DIRECTIONS ▸
In the listing below, please print the line that contains "Emit a single-file" and every line that follows it, exactly.

Dataset rows:
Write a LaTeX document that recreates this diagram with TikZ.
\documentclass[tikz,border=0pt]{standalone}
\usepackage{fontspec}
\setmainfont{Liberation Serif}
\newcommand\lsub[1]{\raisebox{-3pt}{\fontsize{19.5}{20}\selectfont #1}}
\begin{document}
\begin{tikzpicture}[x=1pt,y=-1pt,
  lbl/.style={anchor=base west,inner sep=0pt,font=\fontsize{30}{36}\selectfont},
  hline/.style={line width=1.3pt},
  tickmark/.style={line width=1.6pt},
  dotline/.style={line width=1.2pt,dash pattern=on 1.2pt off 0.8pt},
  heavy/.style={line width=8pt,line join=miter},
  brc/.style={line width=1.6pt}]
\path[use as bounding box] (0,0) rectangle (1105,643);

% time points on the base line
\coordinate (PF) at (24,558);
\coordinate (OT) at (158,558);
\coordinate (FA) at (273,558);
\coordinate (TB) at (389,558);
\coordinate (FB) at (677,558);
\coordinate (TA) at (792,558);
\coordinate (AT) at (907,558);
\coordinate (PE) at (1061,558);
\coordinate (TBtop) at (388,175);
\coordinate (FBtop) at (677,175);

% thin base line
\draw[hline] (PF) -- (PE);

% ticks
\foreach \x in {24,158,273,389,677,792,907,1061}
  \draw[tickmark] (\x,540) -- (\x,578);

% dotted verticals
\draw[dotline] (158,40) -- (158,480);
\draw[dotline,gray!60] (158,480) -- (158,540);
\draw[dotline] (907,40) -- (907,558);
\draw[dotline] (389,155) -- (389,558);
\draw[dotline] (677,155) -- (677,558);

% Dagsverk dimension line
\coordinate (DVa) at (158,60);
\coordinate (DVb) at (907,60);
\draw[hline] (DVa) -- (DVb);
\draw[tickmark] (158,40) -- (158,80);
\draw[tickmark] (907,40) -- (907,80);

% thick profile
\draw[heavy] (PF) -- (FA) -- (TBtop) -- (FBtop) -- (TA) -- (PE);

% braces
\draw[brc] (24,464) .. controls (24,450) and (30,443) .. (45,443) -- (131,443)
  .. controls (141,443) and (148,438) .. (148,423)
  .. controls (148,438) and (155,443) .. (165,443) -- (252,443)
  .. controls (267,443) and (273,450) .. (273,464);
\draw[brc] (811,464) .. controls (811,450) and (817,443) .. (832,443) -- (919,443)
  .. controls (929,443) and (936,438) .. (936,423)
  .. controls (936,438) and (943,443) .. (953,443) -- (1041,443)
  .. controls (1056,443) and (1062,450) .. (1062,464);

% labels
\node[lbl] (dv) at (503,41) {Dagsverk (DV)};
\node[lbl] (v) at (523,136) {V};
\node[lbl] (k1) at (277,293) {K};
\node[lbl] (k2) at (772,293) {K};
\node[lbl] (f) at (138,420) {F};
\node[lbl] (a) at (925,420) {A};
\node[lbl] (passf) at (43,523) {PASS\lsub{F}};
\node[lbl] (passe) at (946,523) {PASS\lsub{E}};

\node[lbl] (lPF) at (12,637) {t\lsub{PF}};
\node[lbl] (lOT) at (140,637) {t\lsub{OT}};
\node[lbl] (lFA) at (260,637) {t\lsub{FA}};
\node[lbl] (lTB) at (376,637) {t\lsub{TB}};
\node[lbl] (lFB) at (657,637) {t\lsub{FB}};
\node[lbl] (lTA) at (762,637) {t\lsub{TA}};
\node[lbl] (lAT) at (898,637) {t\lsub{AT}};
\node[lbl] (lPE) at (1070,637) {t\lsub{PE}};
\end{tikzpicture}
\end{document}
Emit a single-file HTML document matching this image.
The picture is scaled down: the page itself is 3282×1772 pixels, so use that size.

SOLUTION TO THE EXERCISE ▸
Emit a single-file HTML document matching this image.
The picture is scaled down: the page itself is 3282×1772 pixels, so use that size.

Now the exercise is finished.